Social media, website, and webmail collection is now possible with the addition of X1 Social Discovery
It wasn’t too long ago that I was “collecting” website evidence with the Adobe Professional web capture feature. I wasn’t alone; there wasn’t another tool I could use that would work in a forensic manner. Case law had not caught up with technology and we did what we could to preserve whatever website data was needed. Shortly after this time, collection needs grew for sources like Facebook and Tumblr, and only continued to grow. Over the years, there have been many attempts to create better ways of collection for social media data, but none compare to X1 Social Discovery’s ease of use and truly comprehensive social collection software.
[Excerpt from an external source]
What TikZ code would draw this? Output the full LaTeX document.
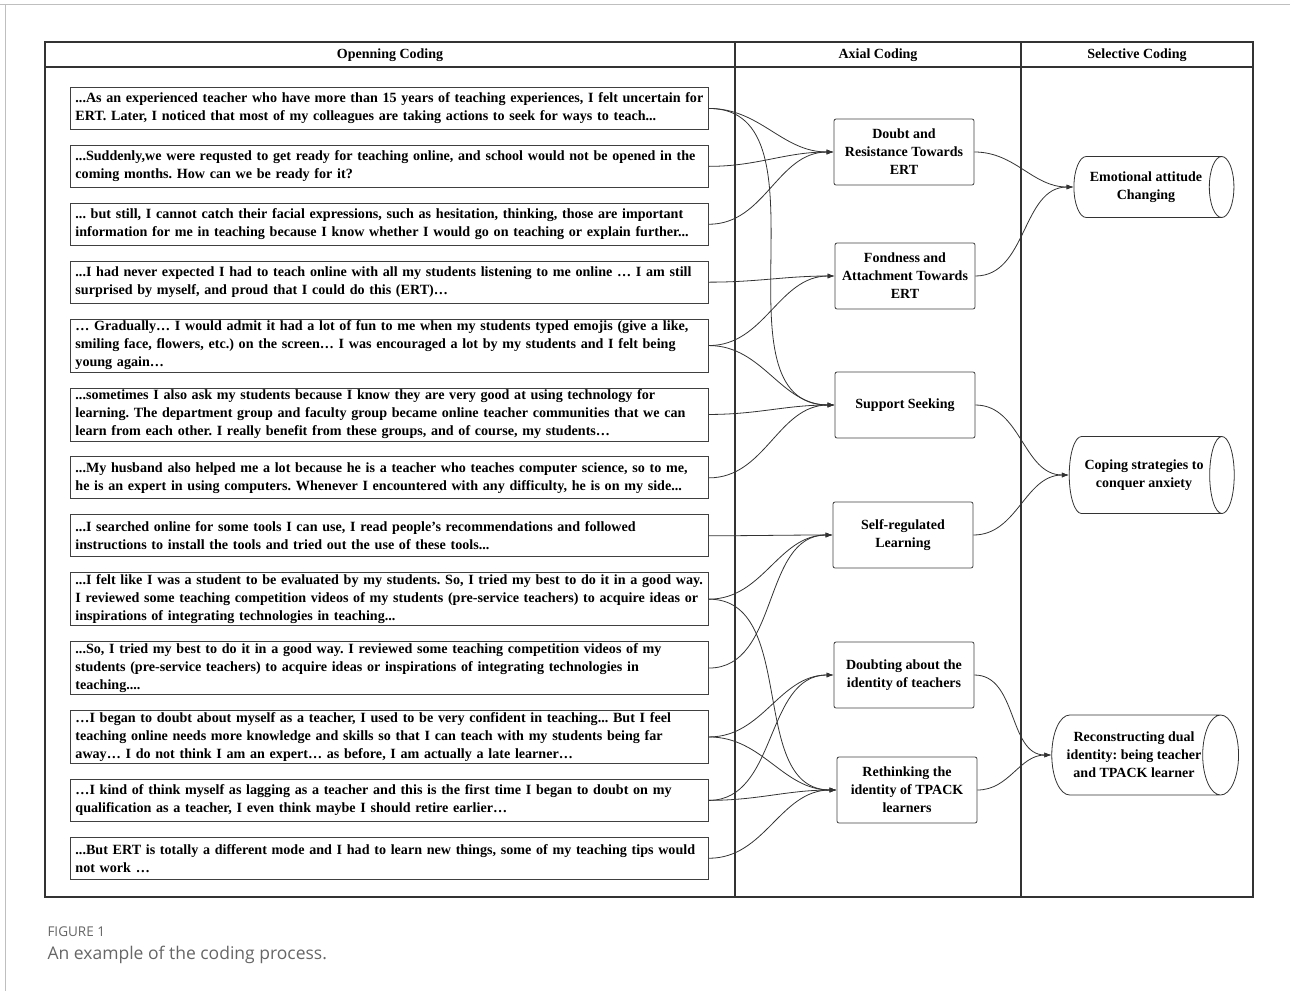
\documentclass[tikz,border=0pt]{standalone}
\usepackage{fontspec}
\setmainfont{Liberation Serif}
\newfontfamily\capfont{Open Sans}
\usetikzlibrary{positioning,arrows.meta,shapes.geometric}
\frenchspacing

\tikzset{
	quotebox/.style={draw=black!75, line width=0.9pt, anchor=north, text width=628pt, inner xsep=5pt, inner ysep=1pt, minimum height=42pt, align=left, font=\fontsize{14.1}{18}\selectfont\bfseries},
	tallquote/.style={quotebox, minimum height=53pt},
	axial/.style={draw=black!75, line width=0.8pt, rounded corners=2pt, minimum width=140pt, minimum height=66pt, inner sep=1pt, align=center, font=\fontsize{14}{18}\selectfont\bfseries},
	selective/.style={cylinder, draw=black!80, line width=0.8pt, aspect=0.75, inner sep=1pt, align=center, font=\fontsize{14}{18}\selectfont\bfseries},
	conn/.style={draw=black!80, line width=0.8pt, -{Latex[length=7pt,width=5pt]}, out=0, in=180},
	heading/.style={font=\fontsize{14}{18}\selectfont\bfseries},
}

\begin{document}
\begin{tikzpicture}[x=1pt, y=-1pt]
	\useasboundingbox (0,0) rectangle (1290,991);
	\draw[black!25, line width=1pt] (0,4) -- (1290,4) (5,4) -- (5,991);
	\draw[black!80, line width=1.1pt] (45,42) rectangle (1253,897);
	\draw[black!80, line width=1.1pt] (45,67) -- (1253,67) (735,42) -- (735,897) (1021,42) -- (1021,897);
	\node[heading] (h1) at (390,55) {Openning Coding};
	\node[heading] (h2) at (878,55) {Axial Coding};
	\node[heading] (h3) at (1137,55) {Selective Coding};

	\node[quotebox, anchor=north west] (q1) at (70,87) {...As an experienced teacher who have more than 15 years of teaching experiences, I felt uncertain for\\ERT. Later, I noticed that most of my colleagues are taking actions to seek for ways to teach...};
	\node[quotebox, below=15pt of q1] (q2) {...Suddenly,we were requsted to get ready for teaching online, and school would not be opened in the\\coming months. How can we be ready for it?};
	\node[quotebox, below=15pt of q2] (q3) {... but still, I cannot catch their facial expressions, such as hesitation, thinking, those are important\\information for me in teaching because I know whether I would go on teaching or explain further...};
	\node[quotebox, below=15pt of q3] (q4) {...I had never expected I had to teach online with all my students listening to me online … I am still\\surprised by myself, and proud that I could do this (ERT)…};
	\node[tallquote, below=15pt of q4] (q5) {… Gradually… I would admit it had a lot of fun to me when my students typed emojis (give a like,\\smiling face, flowers, etc.) on the screen… I was encouraged a lot by my students and I felt being\\young again…};
	\node[tallquote, below=15pt of q5] (q6) {...sometimes I also ask my students because I know they are very good at using technology for\\learning. The department group and faculty group became online teacher communities that we can\\learn from each other. I really benefit from these groups, and of course, my students…};
	\node[quotebox, below=15pt of q6] (q7) {...My husband also helped me a lot because he is a teacher who teaches computer science, so to me,\\he is an expert in using computers. Whenever I encountered with any difficulty, he is on my side...};
	\node[quotebox, below=15pt of q7] (q8) {...I searched online for some tools I can use, I read people’s recommendations and followed\\instructions to install the tools and tried out the use of these tools...};
	\node[tallquote, below=15pt of q8] (q9) {...I felt like I was a student to be evaluated by my students. So, I tried my best to do it in a good way.\\I reviewed some teaching competition videos of my students (pre-service teachers) to acquire ideas or\\inspirations of integrating technologies in teaching...};
	\node[tallquote, below=15pt of q9] (q10) {...So, I tried my best to do it in a good way. I reviewed some teaching competition videos of my\\students (pre-service teachers) to acquire ideas or inspirations of integrating technologies in\\teaching....};
	\node[tallquote, below=15pt of q10] (q11) {…I began to doubt about myself as a teacher, I used to be very confident in teaching... But I feel\\teaching online needs more knowledge and skills so that I can teach with my students being far\\away… I do not think I am an expert… as before, I am actually a late learner…};
	\node[quotebox, below=15pt of q11] (q12) {…I kind of think myself as lagging as a teacher and this is the first time I began to doubt on my\\qualification as a teacher, I even think maybe I should retire earlier…};
	\node[quotebox, below=15pt of q12] (q13) {...But ERT is totally a different mode and I had to learn new things, some of my teaching tips would\\not work …};

	\node[axial] (a1) at (904,152) {Doubt and\\Resistance Towards\\ERT};
	\node[axial] (a2) at (905,276) {Fondness and\\Attachment Towards\\ERT};
	\node[axial] (a3) at (905,405) {Support Seeking};
	\node[axial] (a4) at (903,535) {Self-regulated\\Learning};
	\node[axial] (a5) at (904,675) {Doubting about the\\identity of teachers};
	\node[axial] (a6) at (907,790) {Rethinking the\\identity of TPACK\\learners};

	\node[selective, minimum height=160pt, minimum width=61pt] (s1) at (1146,187) {Emotional attitude\\Changing};
	\node[selective, minimum height=165pt, minimum width=77pt] (s2) at (1144,475) {Coping strategies to\\conquer anxiety};
	\node[selective, minimum height=179pt, minimum width=80pt] (s3) at (1134,755) {Reconstructing dual\\identity: being teacher\\and TPACK learner};

	\draw[conn] (q1.east) to (a1.west);
	\draw[conn] (q2.east) to (a1.west);
	\draw[conn] (q3.east) to (a1.west);
	\draw[conn] (q1.east) to (a3.west);
	\draw[conn] (q4.east) to (a2.west);
	\draw[conn] (q5.east) to (a2.west);
	\draw[conn] (q5.east) to (a3.west);
	\draw[conn] (q6.east) to (a3.west);
	\draw[conn] (q7.east) to (a3.west);
	\draw[conn] (q8.east) to (a4.west);
	\draw[conn] (q9.east) to (a4.west);
	\draw[conn] (q10.east) to (a4.west);
	\draw[conn] (q9.east) to (a6.west);
	\draw[conn] (q11.east) to (a5.west);
	\draw[conn] (q12.east) to (a5.west);
	\draw[conn] (q11.east) to (a6.west);
	\draw[conn] (q12.east) to (a6.west);
	\draw[conn] (q13.east) to (a6.west);
	\draw[conn] (a1.east) to (s1.west);
	\draw[conn] (a2.east) to (s1.west);
	\draw[conn] (a3.east) to (s2.west);
	\draw[conn] (a4.east) to (s2.west);
	\draw[conn] (a5.east) to (s3.west);
	\draw[conn] (a6.east) to (s3.west);

	\node[anchor=west, text=black!60, font=\capfont\fontsize{13.5}{16}\selectfont] (fig) at (44,932) {FIGURE 1};
	\node[anchor=west, text=black!60, font=\capfont\fontsize{17.5}{20}\selectfont] (cap) at (44,955) {An example of the coding process.};
\end{tikzpicture}
\end{document}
X1 Social Discovery provides a case-centric workflow that includes searching, collection, analysis, export, and production functionality. Data is presented in a searchable format, along with forensically sound metadata–a welcome addition of information that is simply not possible through image capturing. Using X1, I was able to collect my social media data along with multiple websites’ information. The process was simple and I had little assistance from their application’s help links. As I’m sure we can all attest to, the easier an application is to use, the more the application will be used–a critical need for the success of any application.
Social media sites like Facebook, Instagram, Tumblr, and Twitter are no longer out of reach for simple collection acquisitions. X1 Social Discovery can also harvest data from webmail applications such as Gmail, Outlook, and Yahoo. An added benefit of the tool is that it provides traditional website collection including a full “web crawl.” The setup for a website or web crawl collection is very straightforward and runs in the background. For multi-site collection needs, site information can be imported. The multi-functional collection tool has many of the most popular applications and sites built-in, which makes it easy to quickly grab data and preserve it.
Forensically sound collections are key to any litigation, which is what makes X1 Social collection so different than my previously admitted use of Adobe Professional. X1 Social collects more than what meets the eye, and everything can be verified.
All data collected through X1 Social is given a HASH value, which allows the data to be verified should another source of the material to be presented.
Built-in options for forensic reports that can be exported and utilized as evidence to ensure defensibility.
All metadata is collected, making the collection entirely defensible.
You’ve probably been thinking about this since you started reading: yes, X1 Social Discovery does provide the ability to export for more traditional review needs. You can export PDFs and metadata and load them directly into Relativity (or the platform of your choice). Currently, there is not a direct plugin to Relativity, but full integration is on the roadmap. For most use-cases, the interaction between Relativity and X1 Social Discovery isn’t critical.
Technology isn’t just about features and ease of use. Applications that collect our data have ramifications on our industry and case law. Since the start of 2020, the appearance of case law on social media has already been abundant. Courts have issued more than thirty decisions on social media issues ranging from sanctions for failure to preserve, required metadata, to authentication of video, photos, and social media posts. This follows 2019, which saw more than 160 decisions implicating social media in litigation. Litigators must be aware of the types of social media implicated in a case, provide for proper preservation, and be prepared to review, potentially redact, and produce information on behalf of their clients.
A recent decision from the Ninth Circuit may signal an uptick in consumer privacy protection required by courts and certain legislative actions. An April 2019 case saw the Court of Appeals reverse the District Court ruling, allowing a class action of Facebook users to maintain claims against Facebook for collecting users’ browser history data when logged out of the application. I turned to my friend and expert in this field, Kelly Twigger, Principal of ESI Attorneys: “The effect of the Ninth Circuit’s ruling…could be to finally force Congressional action on updating the completely outdated Electronic Communications Privacy Act and the Stored Communications Act that is a part of it…without regulations on what data can be collected and what consent is required, as well as what consent really means and how it’s obtained, there can be no real privacy protections for consumers online. An update to the SCA has been a long time coming.”
Social media changes daily and plenty of change is on the rise for how laws and how we in the legal industry will handle those changes. It’s thanks to software like X1 that we’re now able to gather the necessary information and that we’re able to gather it in a defensible manner. With the astronomical use of social media in our world today, a collection tool is mandatory–that’s why we’ve added X1 Social Discovery to the Oasis Suite of Technology.